An 18-table boutique hotel in Çeşme piped reservation names from the front desk into its QR menu page. The average tip per guest jumped from ₺85 to ₺112 — a 31% leap with zero added labor cost.
What the Cornell Study Found
Brian Wansink and the Cornell Hotel Research team measured tipping behavior across servers who addressed guests by name versus those who did not. Tables greeted by name tipped 17% more on average. The effect is not pure politeness — using a name triggers a "social recognition signal" the brain processes as belonging.
The lift is not limited to fine dining. Fast-casual and boutique-hotel restaurants saw the same pattern, with the strongest response (up to 22%) coming from the 25-45 age cohort.
The Çeşme Case: Reservation Name → QR Menu
The PMS injects the guest's first name into the QR URL at check-in (?guest=Sarah). When the customer sits down, the menu header reads "Welcome, Sarah." No staff retraining, no script.

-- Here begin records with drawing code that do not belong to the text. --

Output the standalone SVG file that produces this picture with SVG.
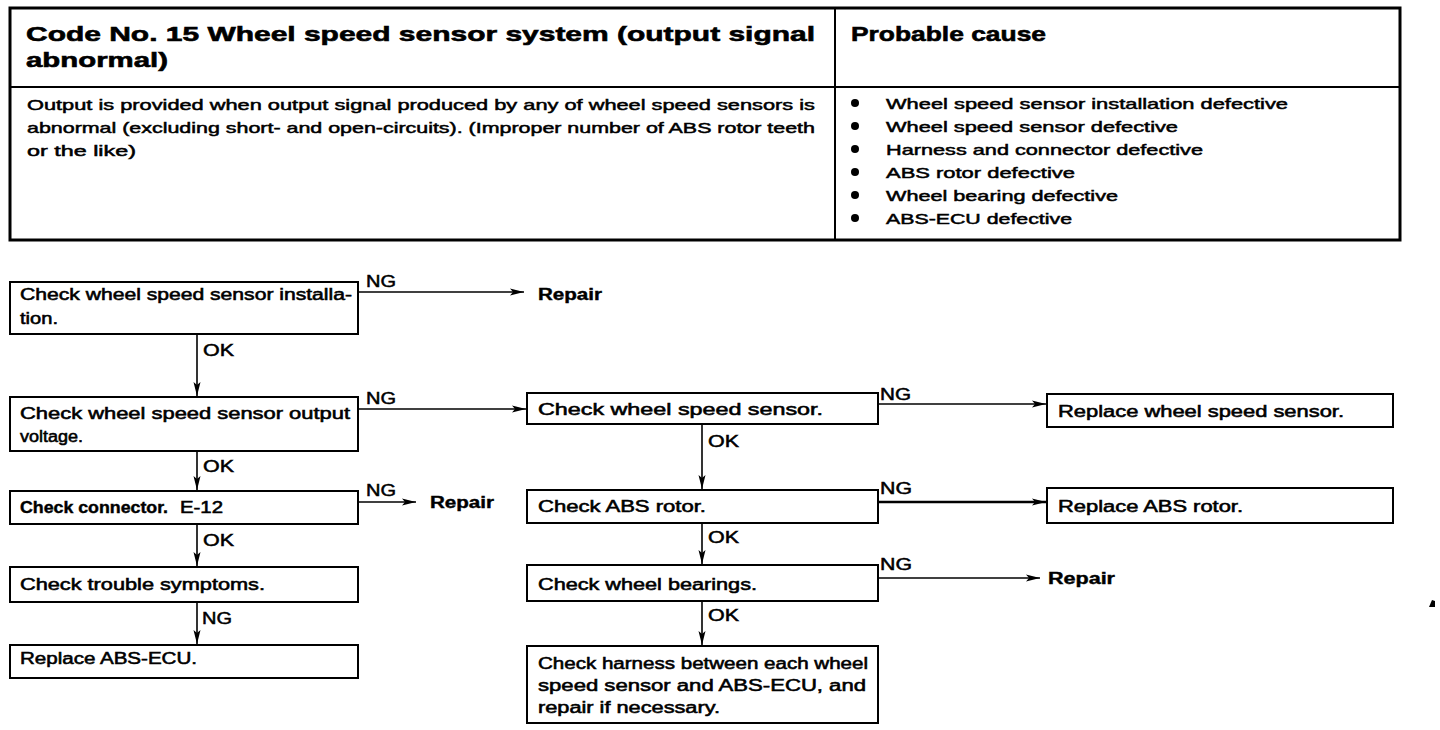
<svg xmlns="http://www.w3.org/2000/svg" width="1440" height="730" viewBox="0 0 1440 730">
<style>
text{font-family:"Liberation Sans",Arial,sans-serif;fill:#000}
.t{font-size:21px;font-weight:bold;stroke:#000;stroke-width:0.6}
.d{font-size:15px;stroke:#000;stroke-width:0.5}
.b{font-size:16px;stroke:#000;stroke-width:0.55}
.bb{font-size:16px;font-weight:bold;stroke:#000;stroke-width:0.4}
.lb{font-size:17px;stroke:#000;stroke-width:0.5}
.box{fill:#fff;stroke:#000;stroke-width:2}
.tbl{fill:none;stroke:#000;stroke-width:3}
.ln{fill:none;stroke:#000;stroke-width:1.6}
</style>
<defs>
<marker id="ah" markerWidth="14" markerHeight="8" refX="14" refY="4" orient="auto" markerUnits="userSpaceOnUse">
<path d="M0,0.5 L14,4 L0,7.5 L3,4 z" fill="#000"/>
</marker>
</defs>
<rect width="1440" height="730" fill="#fff"/>

<g id="table">
<rect class="tbl" x="10" y="8" width="1390" height="232"/>
<line x1="10" y1="87" x2="1400" y2="87" stroke="#000" stroke-width="2"/>
<line x1="835" y1="8" x2="835" y2="240" stroke="#000" stroke-width="2"/>
<text class="t" x="26" y="41" textLength="789" lengthAdjust="spacingAndGlyphs">Code No. 15 Wheel speed sensor system (output signal</text>
<text class="t" x="26" y="67" textLength="142" lengthAdjust="spacingAndGlyphs">abnormal)</text>
<text class="t" x="851" y="41" textLength="195" lengthAdjust="spacingAndGlyphs">Probable cause</text>
<text class="d" x="27" y="110" textLength="788" lengthAdjust="spacingAndGlyphs">Output is provided when output signal produced by any of wheel speed sensors is</text>
<text class="d" x="27" y="133" textLength="788" lengthAdjust="spacingAndGlyphs">abnormal (excluding short- and open-circuits). (Improper number of ABS rotor teeth</text>
<text class="d" x="27" y="156" textLength="109" lengthAdjust="spacingAndGlyphs">or the like)</text>
<g fill="#000">
<circle cx="855" cy="103" r="4"/>
<circle cx="855" cy="126" r="4"/>
<circle cx="855" cy="149" r="4"/>
<circle cx="855" cy="172" r="4"/>
<circle cx="855" cy="195" r="4"/>
<circle cx="855" cy="218" r="4"/>
</g>
<text class="d" x="886" y="109" textLength="402" lengthAdjust="spacingAndGlyphs">Wheel speed sensor installation defective</text>
<text class="d" x="886" y="132" textLength="292" lengthAdjust="spacingAndGlyphs">Wheel speed sensor defective</text>
<text class="d" x="886" y="155" textLength="317" lengthAdjust="spacingAndGlyphs">Harness and connector defective</text>
<text class="d" x="886" y="178" textLength="189" lengthAdjust="spacingAndGlyphs">ABS rotor defective</text>
<text class="d" x="886" y="201" textLength="232" lengthAdjust="spacingAndGlyphs">Wheel bearing defective</text>
<text class="d" x="886" y="224" textLength="186" lengthAdjust="spacingAndGlyphs">ABS-ECU defective</text>
</g>

<g id="connectors">
<line class="ln" x1="358" y1="292" x2="524" y2="292" marker-end="url(#ah)"/>
<line class="ln" x1="197" y1="334" x2="197" y2="396" marker-end="url(#ah)"/>
<line class="ln" x1="358" y1="409" x2="526" y2="409" marker-end="url(#ah)"/>
<line class="ln" x1="878" y1="404" x2="1046" y2="404" marker-end="url(#ah)"/>
<line class="ln" x1="197" y1="451" x2="197" y2="490" marker-end="url(#ah)"/>
<line class="ln" x1="358" y1="502" x2="416" y2="502" marker-end="url(#ah)"/>
<line class="ln" x1="702" y1="424" x2="702" y2="489" marker-end="url(#ah)"/>
<line x1="878" y1="502" x2="1046" y2="502" stroke="#000" stroke-width="2.4" marker-end="url(#ah)"/>
<line class="ln" x1="197" y1="524" x2="197" y2="566" marker-end="url(#ah)"/>
<line class="ln" x1="702" y1="523" x2="702" y2="564" marker-end="url(#ah)"/>
<line class="ln" x1="197" y1="602" x2="197" y2="644" marker-end="url(#ah)"/>
<line class="ln" x1="878" y1="578" x2="1040" y2="578" marker-end="url(#ah)"/>
<line class="ln" x1="702" y1="601" x2="702" y2="645" marker-end="url(#ah)"/>
<text class="lb" x="366" y="287" textLength="30" lengthAdjust="spacingAndGlyphs">NG</text>
<text class="lb" x="203" y="356" textLength="31" lengthAdjust="spacingAndGlyphs">OK</text>
<text class="lb" x="366" y="404" textLength="30" lengthAdjust="spacingAndGlyphs">NG</text>
<text class="lb" x="880" y="400" textLength="31" lengthAdjust="spacingAndGlyphs">NG</text>
<text class="lb" x="203" y="472" textLength="31" lengthAdjust="spacingAndGlyphs">OK</text>
<text class="lb" x="366" y="496" textLength="30" lengthAdjust="spacingAndGlyphs">NG</text>
<text class="lb" x="708" y="447" textLength="31" lengthAdjust="spacingAndGlyphs">OK</text>
<text class="lb" x="880" y="494" textLength="32" lengthAdjust="spacingAndGlyphs">NG</text>
<text class="lb" x="203" y="546" textLength="31" lengthAdjust="spacingAndGlyphs">OK</text>
<text class="lb" x="708" y="543" textLength="31" lengthAdjust="spacingAndGlyphs">OK</text>
<text class="lb" x="202" y="624" textLength="30" lengthAdjust="spacingAndGlyphs">NG</text>
<text class="lb" x="880" y="570" textLength="32" lengthAdjust="spacingAndGlyphs">NG</text>
<text class="lb" x="708" y="621" textLength="31" lengthAdjust="spacingAndGlyphs">OK</text>
</g>

<g id="repair1"><text class="bb" x="538" y="300" textLength="64" lengthAdjust="spacingAndGlyphs">Repair</text></g>
<g id="repair2"><text class="bb" x="430" y="508" textLength="64" lengthAdjust="spacingAndGlyphs">Repair</text></g>
<g id="repair3"><text class="bb" x="1048" y="584" textLength="67" lengthAdjust="spacingAndGlyphs">Repair</text></g>

<g id="nodeA">
<rect class="box" x="10" y="282" width="348" height="52"/>
<text class="b" x="20" y="300" textLength="332" lengthAdjust="spacingAndGlyphs">Check wheel speed sensor installa-</text>
<text class="b" x="20" y="324" textLength="38" lengthAdjust="spacingAndGlyphs">tion.</text>
</g>
<g id="nodeB">
<rect class="box" x="10" y="397" width="348" height="54"/>
<text class="b" x="20" y="419" textLength="330" lengthAdjust="spacingAndGlyphs">Check wheel speed sensor output</text>
<text class="b" x="20" y="442" textLength="63" lengthAdjust="spacingAndGlyphs">voltage.</text>
</g>
<g id="nodeC">
<rect class="box" x="527" y="393" width="351" height="31"/>
<text class="b" x="538" y="415" textLength="285" lengthAdjust="spacingAndGlyphs">Check wheel speed sensor.</text>
</g>
<g id="nodeC2">
<rect class="box" x="1047" y="394" width="346" height="33"/>
<text class="b" x="1058" y="417" textLength="286" lengthAdjust="spacingAndGlyphs">Replace wheel speed sensor.</text>
</g>
<g id="nodeD">
<rect class="box" x="10" y="491" width="348" height="33"/>
<text class="bb" x="20" y="513" textLength="148" lengthAdjust="spacingAndGlyphs">Check connector.</text>
<text class="b" x="180" y="513" textLength="43" lengthAdjust="spacingAndGlyphs">E-12</text>
</g>
<g id="nodeE">
<rect class="box" x="527" y="490" width="351" height="33"/>
<text class="b" x="538" y="512" textLength="168" lengthAdjust="spacingAndGlyphs">Check ABS rotor.</text>
</g>
<g id="nodeE2">
<rect class="box" x="1047" y="488" width="346" height="35"/>
<text class="b" x="1058" y="512" textLength="185" lengthAdjust="spacingAndGlyphs">Replace ABS rotor.</text>
</g>
<g id="nodeF">
<rect class="box" x="10" y="567" width="348" height="35"/>
<text class="b" x="20" y="590" textLength="245" lengthAdjust="spacingAndGlyphs">Check trouble symptoms.</text>
</g>
<g id="nodeG">
<rect class="box" x="10" y="645" width="348" height="33"/>
<text class="b" x="20" y="664" textLength="177" lengthAdjust="spacingAndGlyphs">Replace ABS-ECU.</text>
</g>
<g id="nodeH">
<rect class="box" x="527" y="565" width="351" height="36"/>
<text class="b" x="538" y="590" textLength="219" lengthAdjust="spacingAndGlyphs">Check wheel bearings.</text>
</g>
<g id="nodeI">
<rect class="box" x="527" y="646" width="351" height="77"/>
<text class="b" x="538" y="669" textLength="330" lengthAdjust="spacingAndGlyphs">Check harness between each wheel</text>
<text class="b" x="538" y="691" textLength="328" lengthAdjust="spacingAndGlyphs">speed sensor and ABS-ECU, and</text>
<text class="b" x="538" y="713" textLength="182" lengthAdjust="spacingAndGlyphs">repair if necessary.</text>
</g>
<path d="M1429,607 L1432,600 L1435,601 L1435,607 z" fill="#000"/>
</svg>
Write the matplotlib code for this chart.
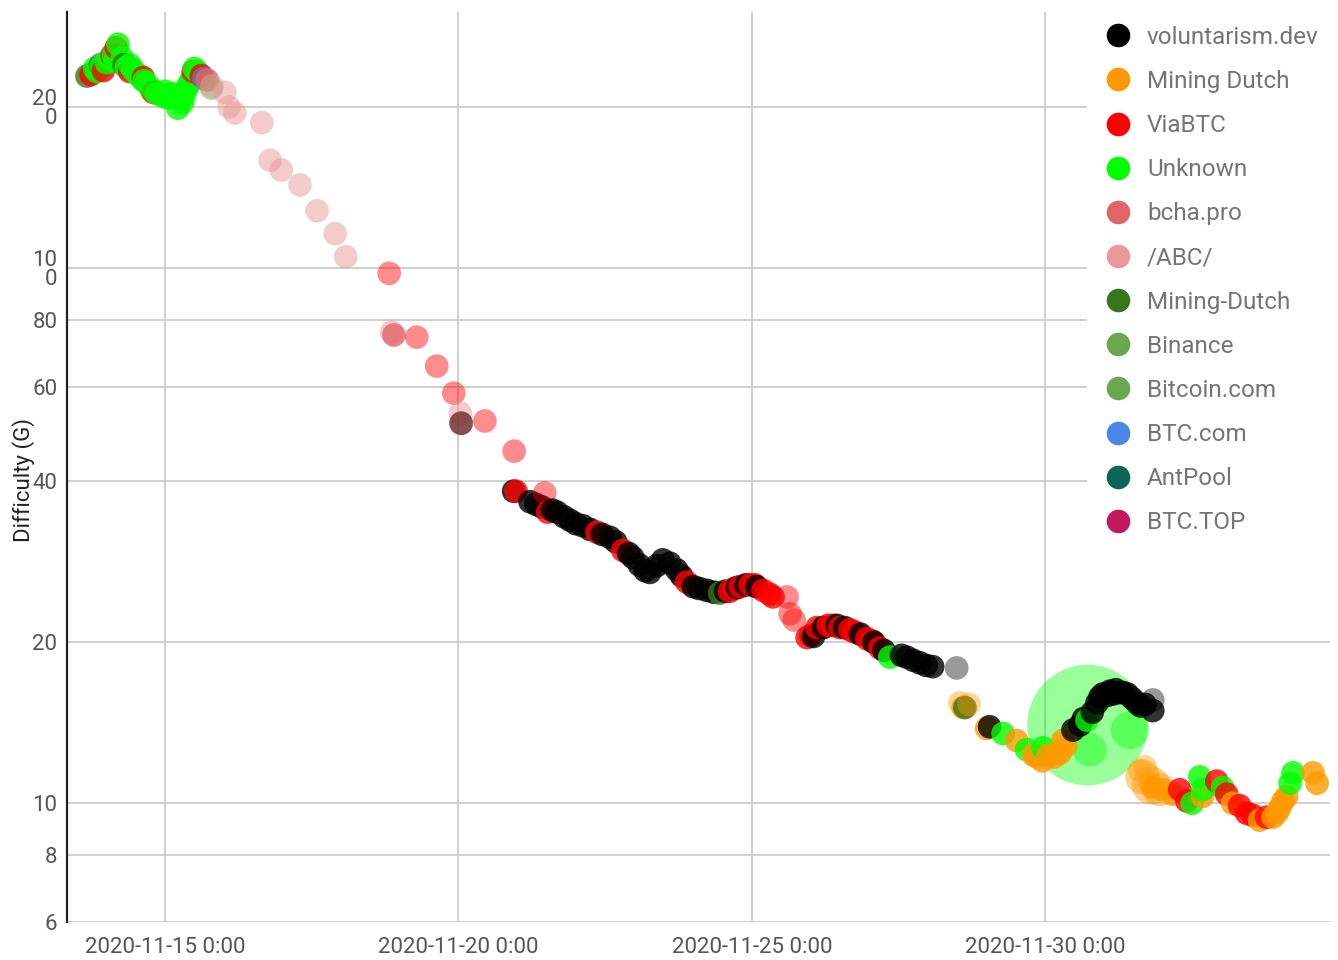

Over a 3-month measurement window:
- Average tip: ₺85 → ₺112 (+31%)
- 5-star reviews: 62% → 78%
- Table dwell time: +8 minutes
Doing It Without Privacy Risk
Using a guest's name requires explicit consent under GDPR Article 5 and similar regimes. Add a checkbox at reservation: "May we use your name to personalize your service?" Without it, you risk a complaint. Mispronunciation is a separate risk — hotels that embed a TTS pronunciation snippet on the menu page report zero negative reviews on this point.
thMenu's URL-parameter personalization layer is a 2-day build for any property with an existing PMS hook. Minimal investment, measurable lift.
FAQ
Where does the name come from? Your PMS or reservation platform (OpenTable, Resy) feeds it into the QR query string.
What about walk-ins? Without a parameter, the menu falls back to a generic "Welcome" greeting — no breakage.
Does the lift hold across segments? No — it peaks in boutique and fine dining; fast food sees minimal change.